今宮君の場合、まだまだ伸びるし、いずれは日本を代表する選手に必ずなる。ヨソのチームの選手ではありますが、楽しみにしていますよ」
いみじくも森脇が口にした「本物のショート」とは奥行きのある表現である。今宮はどう解釈するのか。
「僕はショートは特別なポジションだと思っています。センターラインを統率し、チームを牽引する。いってみればフィールド上のキャプテンです。いいショートがいなければチームは強くならない。それだけ責任の重いポジションだと自覚しています」
仰ぎ見る頂は、はるかに高い。本人は自らのショートとしての完成度を「5合目あたり」とみる。
—理想のショートに必要な条件は?
やや間を置いて、今宮は答えた。
「愛情でしょうね。プレーに愛情がこもっているかどうか。
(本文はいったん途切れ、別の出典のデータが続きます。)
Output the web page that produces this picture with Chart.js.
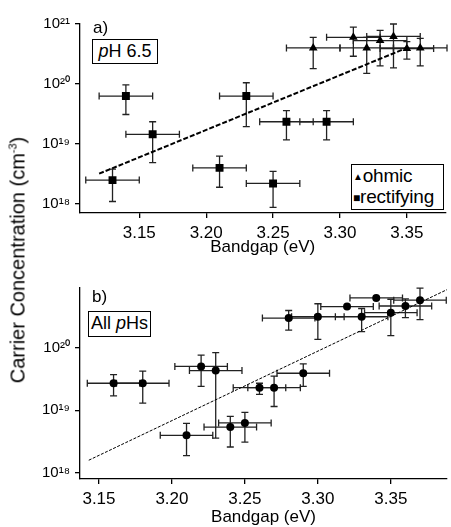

反省を込めて言えば、プロに入ったばかりの頃はファーストが捕れないようなボールを平気で投げていた。〝(一塁に)届けばいいだろう〟って。ボールに愛情がこもっていなければ相手だって捕りにくい。それがわからなかったんです。
今は違います。相手に思いやりを伝えたい。キャッチボールの時から、それを意識してやっています」
まさか23歳に愛の尊さを教わるとは思わなかった。プレーとは愛の結晶なのか。おくりびとは一歩一歩、野球の真実の淵に近づいている。